---------- PROVIDED ENTRIES

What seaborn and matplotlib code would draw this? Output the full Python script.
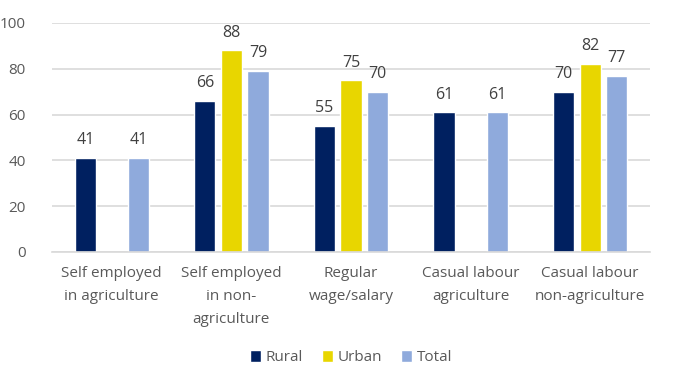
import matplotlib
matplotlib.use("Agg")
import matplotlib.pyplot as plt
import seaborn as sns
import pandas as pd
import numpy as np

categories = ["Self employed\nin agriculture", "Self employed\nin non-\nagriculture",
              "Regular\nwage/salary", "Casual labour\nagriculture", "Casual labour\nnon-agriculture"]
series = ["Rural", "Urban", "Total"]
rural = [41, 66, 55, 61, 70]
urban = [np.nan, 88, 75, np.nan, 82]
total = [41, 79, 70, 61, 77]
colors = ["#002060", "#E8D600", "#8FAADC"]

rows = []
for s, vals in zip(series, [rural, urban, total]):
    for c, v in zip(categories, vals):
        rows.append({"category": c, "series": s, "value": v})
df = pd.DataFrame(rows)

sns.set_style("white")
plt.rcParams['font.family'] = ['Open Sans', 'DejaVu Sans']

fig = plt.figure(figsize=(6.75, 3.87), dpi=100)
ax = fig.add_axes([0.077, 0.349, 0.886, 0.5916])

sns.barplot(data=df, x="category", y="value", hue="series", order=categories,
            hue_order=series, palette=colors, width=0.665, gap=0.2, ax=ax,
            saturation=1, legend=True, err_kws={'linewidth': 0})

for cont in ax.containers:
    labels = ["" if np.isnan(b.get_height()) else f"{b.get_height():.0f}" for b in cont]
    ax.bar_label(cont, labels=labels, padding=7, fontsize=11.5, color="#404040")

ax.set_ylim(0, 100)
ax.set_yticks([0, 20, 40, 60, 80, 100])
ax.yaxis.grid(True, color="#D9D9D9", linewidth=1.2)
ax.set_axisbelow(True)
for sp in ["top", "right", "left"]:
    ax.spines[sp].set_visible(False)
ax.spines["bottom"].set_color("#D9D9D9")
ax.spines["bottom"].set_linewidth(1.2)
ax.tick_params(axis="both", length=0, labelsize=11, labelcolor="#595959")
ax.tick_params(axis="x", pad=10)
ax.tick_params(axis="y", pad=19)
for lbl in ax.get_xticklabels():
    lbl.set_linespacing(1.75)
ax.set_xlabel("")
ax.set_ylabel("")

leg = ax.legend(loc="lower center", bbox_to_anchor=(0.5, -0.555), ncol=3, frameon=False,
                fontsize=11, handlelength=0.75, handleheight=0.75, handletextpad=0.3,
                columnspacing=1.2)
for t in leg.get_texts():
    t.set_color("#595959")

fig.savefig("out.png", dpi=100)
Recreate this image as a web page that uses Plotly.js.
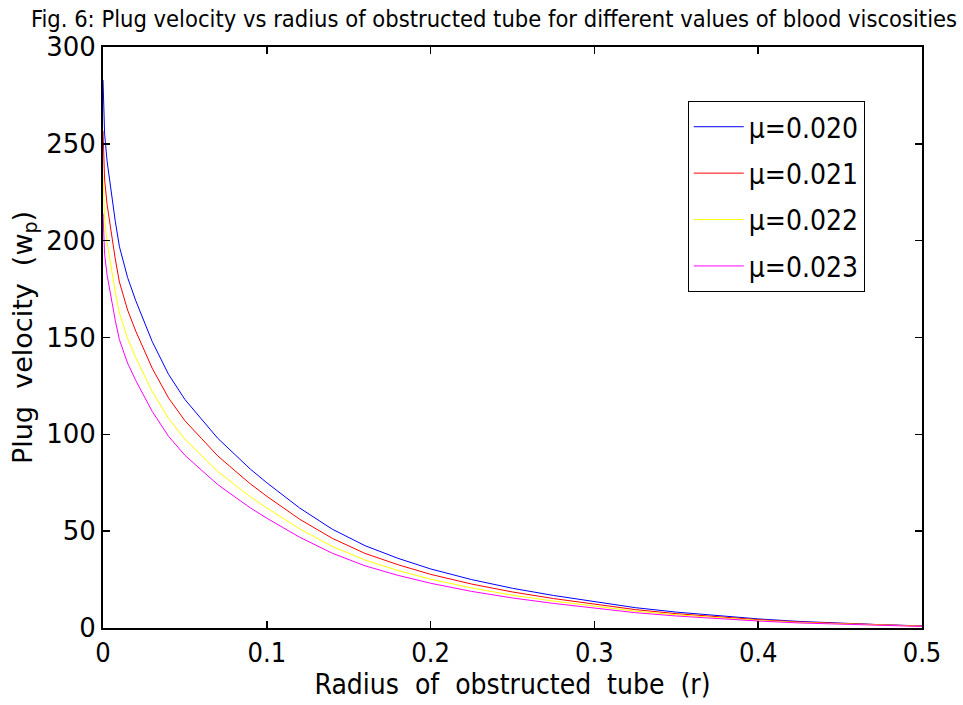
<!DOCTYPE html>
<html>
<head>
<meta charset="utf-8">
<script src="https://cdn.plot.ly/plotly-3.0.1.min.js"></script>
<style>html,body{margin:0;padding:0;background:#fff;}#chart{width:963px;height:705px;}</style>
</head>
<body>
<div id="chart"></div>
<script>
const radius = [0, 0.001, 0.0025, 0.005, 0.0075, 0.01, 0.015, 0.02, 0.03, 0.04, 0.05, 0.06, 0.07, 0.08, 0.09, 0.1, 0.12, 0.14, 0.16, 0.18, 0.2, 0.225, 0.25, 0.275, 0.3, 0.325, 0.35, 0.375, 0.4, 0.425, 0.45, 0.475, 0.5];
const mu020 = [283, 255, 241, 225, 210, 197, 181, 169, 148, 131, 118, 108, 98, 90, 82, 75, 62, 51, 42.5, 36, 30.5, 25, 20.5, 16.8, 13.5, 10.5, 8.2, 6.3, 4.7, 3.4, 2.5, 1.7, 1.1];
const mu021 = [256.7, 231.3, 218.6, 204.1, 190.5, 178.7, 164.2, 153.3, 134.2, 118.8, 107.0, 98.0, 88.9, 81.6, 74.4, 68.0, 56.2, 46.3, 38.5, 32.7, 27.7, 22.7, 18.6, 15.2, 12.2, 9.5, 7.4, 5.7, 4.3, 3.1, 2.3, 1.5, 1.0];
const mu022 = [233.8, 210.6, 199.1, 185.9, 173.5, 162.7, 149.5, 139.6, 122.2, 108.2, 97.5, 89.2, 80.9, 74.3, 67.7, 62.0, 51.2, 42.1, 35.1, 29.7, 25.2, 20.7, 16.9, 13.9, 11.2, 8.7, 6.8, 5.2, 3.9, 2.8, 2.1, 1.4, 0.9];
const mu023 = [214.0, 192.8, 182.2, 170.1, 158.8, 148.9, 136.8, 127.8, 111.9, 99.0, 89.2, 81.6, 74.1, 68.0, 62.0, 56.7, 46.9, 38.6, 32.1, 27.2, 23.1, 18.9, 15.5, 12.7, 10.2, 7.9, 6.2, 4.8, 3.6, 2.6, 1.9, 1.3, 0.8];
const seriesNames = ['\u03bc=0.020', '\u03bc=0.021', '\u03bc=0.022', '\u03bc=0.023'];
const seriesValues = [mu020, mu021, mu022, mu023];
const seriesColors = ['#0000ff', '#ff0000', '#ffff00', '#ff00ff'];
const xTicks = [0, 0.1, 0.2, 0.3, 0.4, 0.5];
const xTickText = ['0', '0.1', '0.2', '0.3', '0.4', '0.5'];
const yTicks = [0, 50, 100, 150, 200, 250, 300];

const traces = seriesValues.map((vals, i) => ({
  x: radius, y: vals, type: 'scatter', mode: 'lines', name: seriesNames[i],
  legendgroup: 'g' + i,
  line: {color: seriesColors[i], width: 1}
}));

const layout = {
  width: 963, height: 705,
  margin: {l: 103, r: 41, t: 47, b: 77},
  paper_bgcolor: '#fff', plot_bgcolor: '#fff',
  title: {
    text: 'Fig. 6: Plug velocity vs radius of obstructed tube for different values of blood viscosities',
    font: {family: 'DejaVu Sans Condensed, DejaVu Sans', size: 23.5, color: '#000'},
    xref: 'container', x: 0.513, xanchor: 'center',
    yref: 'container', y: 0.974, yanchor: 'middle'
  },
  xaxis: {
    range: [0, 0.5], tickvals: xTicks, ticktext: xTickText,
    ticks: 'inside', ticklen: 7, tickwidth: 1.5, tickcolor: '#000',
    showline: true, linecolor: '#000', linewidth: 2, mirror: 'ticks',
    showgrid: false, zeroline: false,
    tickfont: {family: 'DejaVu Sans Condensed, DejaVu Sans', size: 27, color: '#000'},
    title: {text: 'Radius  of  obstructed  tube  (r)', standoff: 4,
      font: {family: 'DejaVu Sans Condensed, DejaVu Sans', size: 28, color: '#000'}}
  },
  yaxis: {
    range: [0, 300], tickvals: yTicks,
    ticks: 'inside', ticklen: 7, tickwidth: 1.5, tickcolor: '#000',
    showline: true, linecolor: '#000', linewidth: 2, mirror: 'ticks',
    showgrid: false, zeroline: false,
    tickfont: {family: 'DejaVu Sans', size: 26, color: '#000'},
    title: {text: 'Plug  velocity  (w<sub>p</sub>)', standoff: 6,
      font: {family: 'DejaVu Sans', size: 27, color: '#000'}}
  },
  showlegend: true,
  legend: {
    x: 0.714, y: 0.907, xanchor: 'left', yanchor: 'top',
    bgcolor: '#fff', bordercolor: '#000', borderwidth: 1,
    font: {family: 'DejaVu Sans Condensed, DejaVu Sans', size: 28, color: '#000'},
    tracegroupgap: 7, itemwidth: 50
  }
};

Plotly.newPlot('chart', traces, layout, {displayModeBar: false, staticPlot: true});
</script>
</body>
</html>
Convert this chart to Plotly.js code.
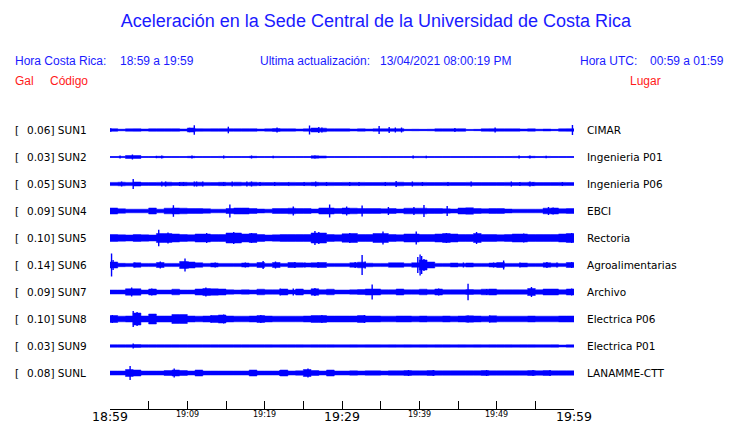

--------------------

→ INSTRUCTIONS FOR THE TASK: Every record is to be reproduced exactly, with no pictures included.

→ WRITTEN ANSWER:
What seaborn and matplotlib code would draw this? Output the full Python script.
import matplotlib
matplotlib.use("Agg")
import matplotlib.pyplot as plt
import seaborn as sns
import pandas as pd
import numpy as np

categories = ["Self employed\nin agriculture", "Self employed\nin non-\nagriculture",
              "Regular\nwage/salary", "Casual labour\nagriculture", "Casual labour\nnon-agriculture"]
series = ["Rural", "Urban", "Total"]
rural = [41, 66, 55, 61, 70]
urban = [np.nan, 88, 75, np.nan, 82]
total = [41, 79, 70, 61, 77]
colors = ["#002060", "#E8D600", "#8FAADC"]

rows = []
for s, vals in zip(series, [rural, urban, total]):
    for c, v in zip(categories, vals):
        rows.append({"category": c, "series": s, "value": v})
df = pd.DataFrame(rows)

sns.set_style("white")
plt.rcParams['font.family'] = ['Open Sans', 'DejaVu Sans']

fig = plt.figure(figsize=(6.75, 3.87), dpi=100)
ax = fig.add_axes([0.077, 0.349, 0.886, 0.5916])

sns.barplot(data=df, x="category", y="value", hue="series", order=categories,
            hue_order=series, palette=colors, width=0.665, gap=0.2, ax=ax,
            saturation=1, legend=True, err_kws={'linewidth': 0})

for cont in ax.containers:
    labels = ["" if np.isnan(b.get_height()) else f"{b.get_height():.0f}" for b in cont]
    ax.bar_label(cont, labels=labels, padding=7, fontsize=11.5, color="#404040")

ax.set_ylim(0, 100)
ax.set_yticks([0, 20, 40, 60, 80, 100])
ax.yaxis.grid(True, color="#D9D9D9", linewidth=1.2)
ax.set_axisbelow(True)
for sp in ["top", "right", "left"]:
    ax.spines[sp].set_visible(False)
ax.spines["bottom"].set_color("#D9D9D9")
ax.spines["bottom"].set_linewidth(1.2)
ax.tick_params(axis="both", length=0, labelsize=11, labelcolor="#595959")
ax.tick_params(axis="x", pad=10)
ax.tick_params(axis="y", pad=19)
for lbl in ax.get_xticklabels():
    lbl.set_linespacing(1.75)
ax.set_xlabel("")
ax.set_ylabel("")

leg = ax.legend(loc="lower center", bbox_to_anchor=(0.5, -0.555), ncol=3, frameon=False,
                fontsize=11, handlelength=0.75, handleheight=0.75, handletextpad=0.3,
                columnspacing=1.2)
for t in leg.get_texts():
    t.set_color("#595959")

fig.savefig("out.png", dpi=100)
Recreate this image as a web page that uses Plotly.js.
<!DOCTYPE html>
<html>
<head>
<meta charset="utf-8">
<script src="https://cdn.plot.ly/plotly-3.0.1.min.js"></script>
<style>html,body{margin:0;padding:0;background:#fff;}#chart{width:963px;height:705px;}</style>
</head>
<body>
<div id="chart"></div>
<script>
const radius = [0, 0.001, 0.0025, 0.005, 0.0075, 0.01, 0.015, 0.02, 0.03, 0.04, 0.05, 0.06, 0.07, 0.08, 0.09, 0.1, 0.12, 0.14, 0.16, 0.18, 0.2, 0.225, 0.25, 0.275, 0.3, 0.325, 0.35, 0.375, 0.4, 0.425, 0.45, 0.475, 0.5];
const mu020 = [283, 255, 241, 225, 210, 197, 181, 169, 148, 131, 118, 108, 98, 90, 82, 75, 62, 51, 42.5, 36, 30.5, 25, 20.5, 16.8, 13.5, 10.5, 8.2, 6.3, 4.7, 3.4, 2.5, 1.7, 1.1];
const mu021 = [256.7, 231.3, 218.6, 204.1, 190.5, 178.7, 164.2, 153.3, 134.2, 118.8, 107.0, 98.0, 88.9, 81.6, 74.4, 68.0, 56.2, 46.3, 38.5, 32.7, 27.7, 22.7, 18.6, 15.2, 12.2, 9.5, 7.4, 5.7, 4.3, 3.1, 2.3, 1.5, 1.0];
const mu022 = [233.8, 210.6, 199.1, 185.9, 173.5, 162.7, 149.5, 139.6, 122.2, 108.2, 97.5, 89.2, 80.9, 74.3, 67.7, 62.0, 51.2, 42.1, 35.1, 29.7, 25.2, 20.7, 16.9, 13.9, 11.2, 8.7, 6.8, 5.2, 3.9, 2.8, 2.1, 1.4, 0.9];
const mu023 = [214.0, 192.8, 182.2, 170.1, 158.8, 148.9, 136.8, 127.8, 111.9, 99.0, 89.2, 81.6, 74.1, 68.0, 62.0, 56.7, 46.9, 38.6, 32.1, 27.2, 23.1, 18.9, 15.5, 12.7, 10.2, 7.9, 6.2, 4.8, 3.6, 2.6, 1.9, 1.3, 0.8];
const seriesNames = ['\u03bc=0.020', '\u03bc=0.021', '\u03bc=0.022', '\u03bc=0.023'];
const seriesValues = [mu020, mu021, mu022, mu023];
const seriesColors = ['#0000ff', '#ff0000', '#ffff00', '#ff00ff'];
const xTicks = [0, 0.1, 0.2, 0.3, 0.4, 0.5];
const xTickText = ['0', '0.1', '0.2', '0.3', '0.4', '0.5'];
const yTicks = [0, 50, 100, 150, 200, 250, 300];

const traces = seriesValues.map((vals, i) => ({
  x: radius, y: vals, type: 'scatter', mode: 'lines', name: seriesNames[i],
  legendgroup: 'g' + i,
  line: {color: seriesColors[i], width: 1}
}));

const layout = {
  width: 963, height: 705,
  margin: {l: 103, r: 41, t: 47, b: 77},
  paper_bgcolor: '#fff', plot_bgcolor: '#fff',
  title: {
    text: 'Fig. 6: Plug velocity vs radius of obstructed tube for different values of blood viscosities',
    font: {family: 'DejaVu Sans Condensed, DejaVu Sans', size: 23.5, color: '#000'},
    xref: 'container', x: 0.513, xanchor: 'center',
    yref: 'container', y: 0.974, yanchor: 'middle'
  },
  xaxis: {
    range: [0, 0.5], tickvals: xTicks, ticktext: xTickText,
    ticks: 'inside', ticklen: 7, tickwidth: 1.5, tickcolor: '#000',
    showline: true, linecolor: '#000', linewidth: 2, mirror: 'ticks',
    showgrid: false, zeroline: false,
    tickfont: {family: 'DejaVu Sans Condensed, DejaVu Sans', size: 27, color: '#000'},
    title: {text: 'Radius  of  obstructed  tube  (r)', standoff: 4,
      font: {family: 'DejaVu Sans Condensed, DejaVu Sans', size: 28, color: '#000'}}
  },
  yaxis: {
    range: [0, 300], tickvals: yTicks,
    ticks: 'inside', ticklen: 7, tickwidth: 1.5, tickcolor: '#000',
    showline: true, linecolor: '#000', linewidth: 2, mirror: 'ticks',
    showgrid: false, zeroline: false,
    tickfont: {family: 'DejaVu Sans', size: 26, color: '#000'},
    title: {text: 'Plug  velocity  (w<sub>p</sub>)', standoff: 6,
      font: {family: 'DejaVu Sans', size: 27, color: '#000'}}
  },
  showlegend: true,
  legend: {
    x: 0.714, y: 0.907, xanchor: 'left', yanchor: 'top',
    bgcolor: '#fff', bordercolor: '#000', borderwidth: 1,
    font: {family: 'DejaVu Sans Condensed, DejaVu Sans', size: 28, color: '#000'},
    tracegroupgap: 7, itemwidth: 50
  }
};

Plotly.newPlot('chart', traces, layout, {displayModeBar: false, staticPlot: true});
</script>
</body>
</html>
Convert this chart to Plotly.js code.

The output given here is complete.